5 Beautiful New Teas from Taiwan, China, and Japan
Passenger’s sourcing team is very excited to add 5 exceptional teas to the menu this week, just in time to enjoy this holiday season, and throughout the cold winter months to come.
In contrast to some of the tea menu’s stand-by offerings that are generally available year-round, these exquisite teas from Taiwan, China, and Japan are limited releases that we were only able to secure in relatively small volumes. Whether you are new to the pleasures of tea, a seasoned tea enthusiast, or looking for something special for the tea connoisseur in your life, we hope these beautiful teas will bring joy.
Gao Shan Cha
High-mountain oolongs from Taiwan rank among the most sought-after teas in the world and this selection, sourced from a master producer in the “Pear Mountain” range of Nantou, offers an incredibly delicate and harmonious representation of this storied terroir.
Bai Rui Xiang and Ye Lai Xiang
These exquisite Chinese oolongs offer intriguing and distinct contrasts to the Taiwanese Gao Shan Cha.

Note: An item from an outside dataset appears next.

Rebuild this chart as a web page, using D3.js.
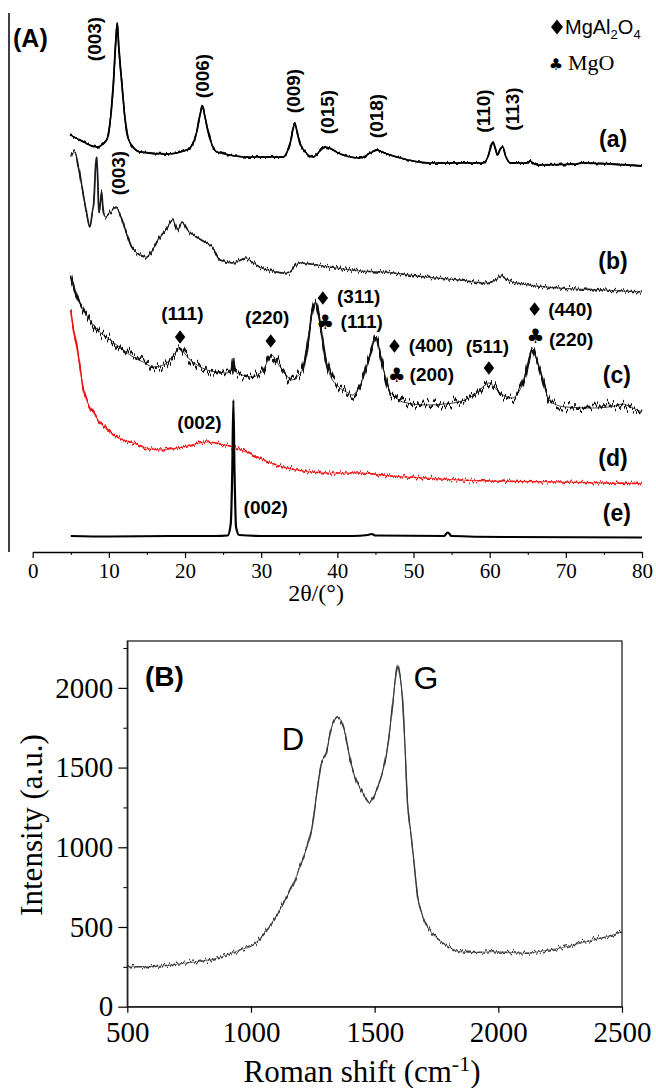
<!DOCTYPE html>
<html>
<head>
<meta charset="utf-8">
<script src="https://cdn.jsdelivr.net/npm/d3@7"></script>
<style>
  body { margin: 0; background: #fff; }
  svg { display: block; }
</style>
</head>
<body>
<div id="chart"></div>
<script>
// ---------- data (A): XRD, 2theta in degrees vs intensity (a.u., stacked) ----------
var traceA = [[4.9,417],[6.2,412],[8.4,405],[9.7,412],[10.3,440],[10.6,469],[10.9,510],[11.1,529],[11.3,505],[11.7,469],[12.1,435],[12.6,412],[14.1,400],[17.6,398],[20.2,402],[21.0,408],[21.5,419],[22.0,438],[22.3,446],[22.6,436],[23.1,419],[23.6,406],[24.2,400],[28.5,395],[32.9,395],[33.5,402],[33.8,409],[34.2,424],[34.4,429],[34.7,421],[35.1,409],[35.8,400],[36.8,395],[37.6,400],[38.4,405],[39.2,403],[40.4,398],[43.0,394],[44.3,399],[45.2,402],[46.2,399],[47.8,395],[52.2,389],[59.2,389],[59.8,396],[60.4,410],[60.8,402],[61.0,397],[61.4,403],[61.7,405],[62.1,396],[62.7,389],[65.0,389],[65.3,391],[65.7,389],[66.2,387],[71.4,388],[72.0,389],[80,386]];
var traceB = [[5.0,395],[5.55,400],[6.0,385],[6.6,359],[7.1,338],[7.5,325],[7.8,338],[8.05,352],[8.25,385],[8.4,395],[8.55,370],[8.7,339],[8.9,350],[9.05,360],[9.2,345],[9.5,335],[10.2,340],[11.0,344],[11.6,335],[12.3,319],[13.0,305],[13.7,299],[15.0,295],[15.8,303],[16.7,315],[17.5,322],[18.4,332],[19.0,322],[19.6,330],[20.3,322],[21.1,317],[22.8,309],[23.6,305],[24.6,292],[26.3,289],[27.3,292],[27.9,294],[28.8,290],[29.8,285],[31.5,281],[32.9,279],[33.8,280],[34.5,287],[35.1,289],[36.5,288],[39.0,285],[42.9,281],[46.0,280],[51.6,275],[56.0,272],[59.5,269],[60.8,272],[61.5,276],[62.2,273],[63.0,270],[69.1,264],[75.0,262],[80,260]];
var traceC = [[5.0,277],[5.4,265],[5.8,255],[6.6,243],[7.5,232],[8.8,220],[10.2,212],[11.7,203],[13.2,195],[14.5,190],[15.8,185],[16.8,186],[17.6,189],[18.6,198],[19.35,204],[20.0,198],[20.7,192],[21.8,186],[22.9,182],[24.2,180],[25.5,179],[26.1,183],[26.3,194],[26.5,182],[26.8,179],[28.0,176],[28.9,175],[29.7,178],[30.3,182],[30.9,192],[31.4,197],[31.9,192],[32.5,185],[33.3,177],[34.0,172],[34.8,176],[35.4,182],[35.8,196],[36.2,215],[36.7,240],[37.1,250],[37.5,238],[38.0,215],[38.5,192],[39.0,178],[40.2,165],[41.2,160],[42.0,157],[42.7,163],[43.3,172],[43.9,186],[44.4,199],[44.8,210],[45.1,214],[45.4,206],[45.7,195],[46.2,178],[46.8,162],[47.6,155],[48.6,150],[51.6,147],[55.2,149],[57.3,154],[58.3,159],[59.1,165],[59.9,169],[60.5,166],[61.2,160],[62.0,156],[63.0,154],[63.8,160],[64.5,172],[65.1,192],[65.6,204],[66.0,196],[66.5,185],[67.2,165],[67.8,152],[68.8,147],[70.0,145],[73.5,144],[76.5,146],[77.5,148],[78.5,145],[80,140]];
var traceD = [[5.0,242],[5.3,225],[5.8,205],[6.2,185],[6.6,165],[7.2,150],[7.9,140],[8.8,130],[10.2,119],[11.6,113],[13.2,109],[15.0,104],[16.7,102],[18.2,103],[19.7,105],[21.3,108],[22.9,110],[24.6,108],[26.3,105],[28.0,100],[29.8,94],[31.3,89],[32.9,85],[35.5,81],[39.0,79],[42.9,79],[47.0,76],[51.6,74],[56.0,72],[60.4,71],[64.0,70.5],[69.1,70],[75.0,69],[80,68.5]];
var traceE = [[5.0,16],[10.0,15.5],[18.0,16],[24.0,16],[25.6,16.5],[26.0,28],[26.2,80],[26.35,152],[26.5,80],[26.7,25],[27.1,17],[30.0,16],[42.0,16],[44.0,17],[44.5,18],[45.0,16.5],[54.0,16],[54.5,19.5],[55.0,16],[62.0,15],[80,14.5]];

var ticksA = [0, 10, 20, 30, 40, 50, 60, 70, 80];
var minorA = [5, 15, 25, 35, 45, 55, 65, 75];

// vertical hkl labels of trace (a)/(b): [text, 2theta, a.u.]
var hklVertical = [["(003)",8.05,513],["(006)",22.23,476],["(009)",34.18,461],["(015)",38.65,440],["(018)",45.2,436],["(110)",59.13,441],["(113)",62.94,443],["(003)",11.2,379]];
// spinel / MgO labels of trace (c)
var hklSpinel = [["(111)",19.65,239],["(220)",30.8,234.5],["(311)",42.8,256],["(111)",43.2,231],["(400)",52.3,207],["(200)",52.4,178],["(511)",59.7,206],["(440)",70.6,243],["(220)",70.7,213]];
var diamonds = [[19.35,215],[31.25,211],[38.1,254],[47.5,206],[59.9,184],[65.9,243]];
var clubs = [[38.4,230],[47.8,177],[66.0,216]];
var graphiteLabels = [["(002)",21.9,130],["(002)",30.6,45]];
var sampleLabels = [["(a)",76.2,413],["(b)",76.2,291],["(c)",76.7,177],["(d)",76.2,94],["(e)",76.7,39]];

// ---------- data (B): Raman ----------
var raman = [[500,251],[592,251],[726,272],[861,304],[955,356],[1009,387],[1063,481],[1117,607],[1171,774],[1218,962],[1245,1109],[1265,1330],[1285,1530],[1303,1585],[1323,1736],[1338,1800],[1350,1819],[1365,1790],[1377,1736],[1395,1600],[1411,1485],[1428,1410],[1445,1360],[1462,1310],[1478,1276],[1495,1315],[1512,1380],[1530,1460],[1546,1568],[1560,1720],[1573,1903],[1584,2060],[1593,2144],[1603,2070],[1613,1924],[1623,1620],[1633,1276],[1647,1080],[1660,900],[1674,690],[1690,590],[1707,523],[1730,465],[1761,418],[1800,375],[1842,345],[1900,340],[1977,345],[2050,340],[2112,335],[2180,350],[2246,366],[2310,390],[2381,418],[2440,440],[2500,470]];
var ticksBx = [500, 1000, 1500, 2000, 2500];
var ticksBy = [0, 500, 1000, 1500, 2000];
var minorBy = [250, 750, 1250, 1750, 2250];

var SERIF = "'Liberation Serif', 'Times New Roman', serif";
var SANS = "'Liberation Sans', Arial, sans-serif";

var W = 656, H = 1088;
var svg = d3.select("#chart").append("svg").attr("width", W).attr("height", H);

// column-wise vertical jitter, used to give the measured spectra their noisy look
var defs = svg.append("defs");
function jitter(id, scale, seed) {
  var f = defs.append("filter").attr("id", id)
    .attr("filterUnits", "userSpaceOnUse").attr("x", 0).attr("y", 0)
    .attr("width", W).attr("height", H)
    .attr("color-interpolation-filters", "sRGB");
  f.append("feTurbulence").attr("type", "fractalNoise")
    .attr("baseFrequency", "0.55 0.004").attr("numOctaves", 1).attr("seed", seed).attr("result", "t");
  f.append("feColorMatrix").attr("in", "t").attr("type", "matrix")
    .attr("values", "0 0 0 0 0.5  0 1 0 0 0  0 0 0 0 0  0 0 0 0 1").attr("result", "m");
  f.append("feDisplacementMap").attr("in", "SourceGraphic").attr("in2", "m")
    .attr("scale", scale).attr("xChannelSelector", "R").attr("yChannelSelector", "G");
}
jitter("jitA", 4, 2);
jitter("jitB", 11, 4);
jitter("jitC", 22, 7);
jitter("jitD", 11, 9);
jitter("jitR", 12, 5);

function styleText(sel, family, size, weight) {
  sel.style("font-family", family).style("font-size", size + "px")
    .style("font-weight", weight || "normal").attr("fill", "#000");
}

// ================= panel A =================
var xA = d3.scaleLinear().domain([0, 80]).range([32.7, 642]);
var yA = d3.scaleLinear().domain([0, 540]).range([552, 12]);
var gA = svg.append("g");

gA.append("line").attr("x1", 9).attr("x2", 9).attr("y1", 13).attr("y2", 552)
  .attr("stroke", "#000").attr("stroke-width", 1.5);

var axA = gA.append("g").attr("transform", "translate(0," + yA(0) + ")")
  .call(d3.axisBottom(xA).tickValues(ticksA).tickSize(6).tickPadding(5).tickSizeOuter(0));
axA.select(".domain").attr("stroke-width", 1.3);
axA.selectAll(".tick line").attr("stroke-width", 1.2);
styleText(axA.selectAll(".tick text"), SERIF, 21);
gA.append("g").attr("transform", "translate(0," + yA(0) + ")")
  .call(d3.axisBottom(xA).tickValues(minorA).tickSize(3).tickFormat(""))
  .call(function(g) { g.select(".domain").remove(); });

styleText(gA.append("text").attr("x", 316).attr("y", 601)
  .attr("text-anchor", "middle").text("2θ/(°)"), SERIF, 24);

var lineA = d3.line().x(function(d) { return xA(d[0]); }).y(function(d) { return yA(d[1]); })
  .curve(d3.curveMonotoneX);

function spectrum(g, line, data, color, w, filt, fw) {
  g.append("path").attr("d", line(data)).attr("fill", "none").attr("stroke", color)
    .attr("stroke-width", fw).attr("filter", "url(#" + filt + ")");
  g.append("path").attr("d", line(data)).attr("fill", "none").attr("stroke", color)
    .attr("stroke-width", w).attr("stroke-linejoin", "round");
}
spectrum(gA, lineA, traceA, "#000", 1.4, "jitA", 1.8);
spectrum(gA, lineA, traceB, "#1a1a1a", 0.8, "jitB", 1.7);
spectrum(gA, lineA, traceC, "#111", 0.8, "jitC", 2.4);
spectrum(gA, lineA, traceD, "#ee1111", 0.8, "jitD", 1.7);
gA.append("path").attr("d", lineA(traceE)).attr("fill", "none").attr("stroke", "#000")
  .attr("stroke-width", 2.2);

styleText(gA.selectAll(".hklv").data(hklVertical).enter().append("text")
  .attr("text-anchor", "middle").attr("dominant-baseline", "central")
  .attr("transform", function(d) { return "translate(" + xA(d[1]) + "," + yA(d[2]) + ") rotate(-90)"; })
  .text(function(d) { return d[0]; }), SANS, 19, "bold");

styleText(gA.selectAll(".hkls").data(hklSpinel.concat(graphiteLabels)).enter().append("text")
  .attr("text-anchor", "middle").attr("dominant-baseline", "central")
  .attr("x", function(d) { return xA(d[1]); }).attr("y", function(d) { return yA(d[2]); })
  .text(function(d) { return d[0]; }), SANS, 19, "bold");

styleText(gA.selectAll(".smp").data(sampleLabels).enter().append("text")
  .attr("text-anchor", "middle").attr("dominant-baseline", "central")
  .attr("x", function(d) { return xA(d[1]); }).attr("y", function(d) { return yA(d[2]); })
  .text(function(d) { return d[0]; }), SANS, 23, "bold");

var diamondPath = "M0,-6.8L5.2,0L0,6.8L-5.2,0Z";
gA.selectAll(".dia").data(diamonds).enter().append("path").attr("d", diamondPath)
  .attr("transform", function(d) { return "translate(" + xA(d[0]) + "," + yA(d[1]) + ")"; });
styleText(gA.selectAll(".club").data(clubs).enter().append("text")
  .attr("text-anchor", "middle").attr("dominant-baseline", "central")
  .attr("x", function(d) { return xA(d[0]); }).attr("y", function(d) { return yA(d[1]); })
  .text("♣"), "'DejaVu Sans'", 20);

styleText(gA.append("text").attr("x", 13).attr("y", 47).text("(A)"), SANS, 25, "bold");

// legend
gA.append("path").attr("d", "M0,-7.5L6,0L0,7.5L-6,0Z").attr("transform", "translate(557,27)");
var lg = gA.append("text").attr("x", 565).attr("y", 34);
styleText(lg, SANS, 20);
lg.append("tspan").text("MgAl");
lg.append("tspan").text("2").style("font-size", "13px").attr("dy", 5);
lg.append("tspan").text("O").attr("dy", -5);
lg.append("tspan").text("4").style("font-size", "13px").attr("dy", 5);
styleText(gA.append("text").attr("x", 556).attr("y", 64)
  .attr("text-anchor", "middle").attr("dominant-baseline", "central").text("♣"), "'DejaVu Sans'", 16);
styleText(gA.append("text").attr("x", 568).attr("y", 70).text("MgO"), SERIF, 22);

// ================= panel B =================
var xB = d3.scaleLinear().domain([500, 2500]).range([127.3, 622]);
var yB = d3.scaleLinear().domain([0, 2294]).range([1006.7, 641]);
var gB = svg.append("g");

gB.append("rect").attr("x", xB(500)).attr("y", yB(2294))
  .attr("width", xB(2500) - xB(500)).attr("height", yB(0) - yB(2294))
  .attr("fill", "none").attr("stroke", "#222").attr("stroke-width", 1.3);

var axBx = gB.append("g").attr("transform", "translate(0," + yB(0) + ")")
  .call(d3.axisBottom(xB).tickValues(ticksBx).tickFormat(d3.format("d"))
    .tickSize(6).tickPadding(9).tickSizeOuter(0));
var axBy = gB.append("g").attr("transform", "translate(" + xB(500) + ",0)")
  .call(d3.axisLeft(yB).tickValues(ticksBy).tickFormat(d3.format("d"))
    .tickSize(9).tickPadding(5).tickSizeOuter(0));
gB.append("g").attr("transform", "translate(" + xB(500) + ",0)")
  .call(d3.axisLeft(yB).tickValues(minorBy).tickSize(4).tickFormat(""))
  .call(function(g) { g.select(".domain").remove(); });
[axBx, axBy].forEach(function(a) {
  a.select(".domain").attr("stroke", "#222").attr("stroke-width", 1.3);
  a.selectAll(".tick line").attr("stroke-width", 1.2);
  styleText(a.selectAll(".tick text"), SERIF, 29);
});

var lineB = d3.line().x(function(d) { return xB(d[0]); }).y(function(d) { return yB(d[1]); })
  .curve(d3.curveMonotoneX);
spectrum(gB, lineB, raman, "#3a3a3a", 0.7, "jitR", 1.4);

styleText(gB.append("text").attr("x", 145).attr("y", 686).text("(B)"), SANS, 28, "bold");
styleText(gB.append("text").attr("x", 293).attr("y", 750).attr("text-anchor", "middle").text("D"), SANS, 31);
styleText(gB.append("text").attr("x", 426).attr("y", 689).attr("text-anchor", "middle").text("G"), SANS, 32);

var xl = gB.append("text").attr("x", 362).attr("y", 1082).attr("text-anchor", "middle");
styleText(xl, SERIF, 31);
xl.append("tspan").text("Roman shift (cm");
xl.append("tspan").text("-1").style("font-size", "22px").attr("dy", -11);
xl.append("tspan").text(")").attr("dy", 11);

styleText(gB.append("text").attr("text-anchor", "middle")
  .attr("transform", "translate(42,825) rotate(-90)").text("Intensity (a.u.)"), SERIF, 31);
</script>
</body>
</html>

While produced in different regions of China, both are named for particular cultivars of Camelia sinensis var. sinensis. Bai Rui Xiang or ‘Scent of Daphne’ is a superb ‘rock tea’ oolong produced in Wuyishan, Fujian while Ye Lai Xiang or ‘Night-Blooming Fragrance’ is an elegant example of the dan cong oolong style, meticulously produced in the Phoenix mountains of Guangdong.

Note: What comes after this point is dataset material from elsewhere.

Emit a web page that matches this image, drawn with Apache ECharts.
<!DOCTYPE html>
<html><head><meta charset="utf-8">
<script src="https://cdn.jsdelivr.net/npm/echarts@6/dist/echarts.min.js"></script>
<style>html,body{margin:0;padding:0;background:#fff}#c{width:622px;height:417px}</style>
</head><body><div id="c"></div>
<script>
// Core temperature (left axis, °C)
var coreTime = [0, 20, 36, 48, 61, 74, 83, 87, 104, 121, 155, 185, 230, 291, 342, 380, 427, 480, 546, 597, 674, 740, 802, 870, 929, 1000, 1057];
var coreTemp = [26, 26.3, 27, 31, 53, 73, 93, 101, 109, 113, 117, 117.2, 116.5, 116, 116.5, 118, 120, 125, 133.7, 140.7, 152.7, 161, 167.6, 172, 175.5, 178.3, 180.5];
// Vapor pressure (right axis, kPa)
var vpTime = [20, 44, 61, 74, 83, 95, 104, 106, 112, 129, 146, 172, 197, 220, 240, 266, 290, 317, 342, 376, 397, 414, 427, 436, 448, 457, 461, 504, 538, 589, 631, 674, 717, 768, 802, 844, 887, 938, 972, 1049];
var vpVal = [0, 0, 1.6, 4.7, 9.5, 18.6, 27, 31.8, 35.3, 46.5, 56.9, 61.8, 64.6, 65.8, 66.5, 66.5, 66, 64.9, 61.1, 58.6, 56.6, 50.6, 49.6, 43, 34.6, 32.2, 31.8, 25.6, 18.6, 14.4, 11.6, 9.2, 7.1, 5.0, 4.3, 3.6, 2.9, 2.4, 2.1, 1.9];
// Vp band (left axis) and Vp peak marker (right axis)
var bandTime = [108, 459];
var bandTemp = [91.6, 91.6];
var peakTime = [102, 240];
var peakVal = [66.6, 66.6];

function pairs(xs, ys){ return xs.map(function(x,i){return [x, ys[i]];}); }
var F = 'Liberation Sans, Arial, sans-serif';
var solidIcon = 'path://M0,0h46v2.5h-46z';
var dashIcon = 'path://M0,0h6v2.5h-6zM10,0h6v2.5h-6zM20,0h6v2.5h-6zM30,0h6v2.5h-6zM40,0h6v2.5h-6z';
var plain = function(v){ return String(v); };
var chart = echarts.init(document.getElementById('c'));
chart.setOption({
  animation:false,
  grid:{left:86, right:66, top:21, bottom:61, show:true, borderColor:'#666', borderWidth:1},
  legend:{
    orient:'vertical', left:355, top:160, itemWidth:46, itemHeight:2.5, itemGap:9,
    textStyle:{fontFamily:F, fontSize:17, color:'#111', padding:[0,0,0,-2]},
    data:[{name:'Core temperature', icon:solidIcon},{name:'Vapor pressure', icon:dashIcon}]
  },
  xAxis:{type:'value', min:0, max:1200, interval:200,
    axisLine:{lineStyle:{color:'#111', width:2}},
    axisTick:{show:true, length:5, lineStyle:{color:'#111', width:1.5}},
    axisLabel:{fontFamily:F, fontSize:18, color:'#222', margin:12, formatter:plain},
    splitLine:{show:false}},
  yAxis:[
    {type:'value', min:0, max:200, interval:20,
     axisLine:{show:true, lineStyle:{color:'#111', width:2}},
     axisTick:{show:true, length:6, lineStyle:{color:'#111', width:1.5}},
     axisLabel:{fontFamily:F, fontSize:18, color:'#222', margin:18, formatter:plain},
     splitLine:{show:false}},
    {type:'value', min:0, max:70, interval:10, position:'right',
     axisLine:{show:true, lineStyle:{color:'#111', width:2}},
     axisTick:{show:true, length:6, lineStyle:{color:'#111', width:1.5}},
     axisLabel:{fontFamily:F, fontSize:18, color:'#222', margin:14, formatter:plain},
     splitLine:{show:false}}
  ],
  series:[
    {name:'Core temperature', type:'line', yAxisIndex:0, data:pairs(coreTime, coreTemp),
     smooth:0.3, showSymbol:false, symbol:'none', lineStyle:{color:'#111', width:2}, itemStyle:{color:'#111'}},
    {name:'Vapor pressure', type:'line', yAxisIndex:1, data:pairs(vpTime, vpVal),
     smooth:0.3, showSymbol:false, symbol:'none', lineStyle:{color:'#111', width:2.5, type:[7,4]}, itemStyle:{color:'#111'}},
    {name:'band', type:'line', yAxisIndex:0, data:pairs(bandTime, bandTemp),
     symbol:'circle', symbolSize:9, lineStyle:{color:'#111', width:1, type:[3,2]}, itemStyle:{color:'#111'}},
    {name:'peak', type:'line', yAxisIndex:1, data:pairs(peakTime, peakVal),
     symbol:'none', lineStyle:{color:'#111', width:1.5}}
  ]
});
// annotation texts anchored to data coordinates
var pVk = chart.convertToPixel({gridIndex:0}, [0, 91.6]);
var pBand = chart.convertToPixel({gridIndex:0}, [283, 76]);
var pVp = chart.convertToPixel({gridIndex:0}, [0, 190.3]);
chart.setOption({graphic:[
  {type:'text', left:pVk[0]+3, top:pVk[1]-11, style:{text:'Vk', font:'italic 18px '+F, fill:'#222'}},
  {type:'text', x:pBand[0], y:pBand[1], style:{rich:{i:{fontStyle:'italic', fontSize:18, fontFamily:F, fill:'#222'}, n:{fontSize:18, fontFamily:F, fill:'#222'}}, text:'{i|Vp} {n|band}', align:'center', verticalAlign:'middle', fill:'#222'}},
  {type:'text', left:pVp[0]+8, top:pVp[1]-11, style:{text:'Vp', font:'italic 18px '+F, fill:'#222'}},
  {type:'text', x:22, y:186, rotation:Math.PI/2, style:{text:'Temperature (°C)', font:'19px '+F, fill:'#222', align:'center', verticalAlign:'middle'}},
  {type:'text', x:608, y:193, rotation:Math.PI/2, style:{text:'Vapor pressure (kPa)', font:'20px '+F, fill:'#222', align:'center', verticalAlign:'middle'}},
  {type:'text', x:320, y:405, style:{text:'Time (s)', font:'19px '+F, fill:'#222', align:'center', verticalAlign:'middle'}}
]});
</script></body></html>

Shincha and Shizuoka Kabusecha
Two stellar Japanese teas from Fukuoka and Shizuoka join the menu as well and, together with Passenger’s sencha and matcha offerings, offer a fascinating and delicious tour of Japanese green tea styles. Shincha, or “new tea” represents the very first picking of the Spring harvest, traditionally harvested on the day before the beginning of Spring. Sipping this refreshing Shincha from the Spring 2020 harvest is an invigorating and meditative exercise as we navigate the winter season and look forward to the promise of Spring. While similar in many ways to sencha, kabusecha is a distinct style of Japanese green tea in that the tea plants are shaded for a slightly extended period of 10-14 days before picking and processing. Shading the tea before picking raises the amino acid content in the leaf, leading to delightful umami qualities in the cup.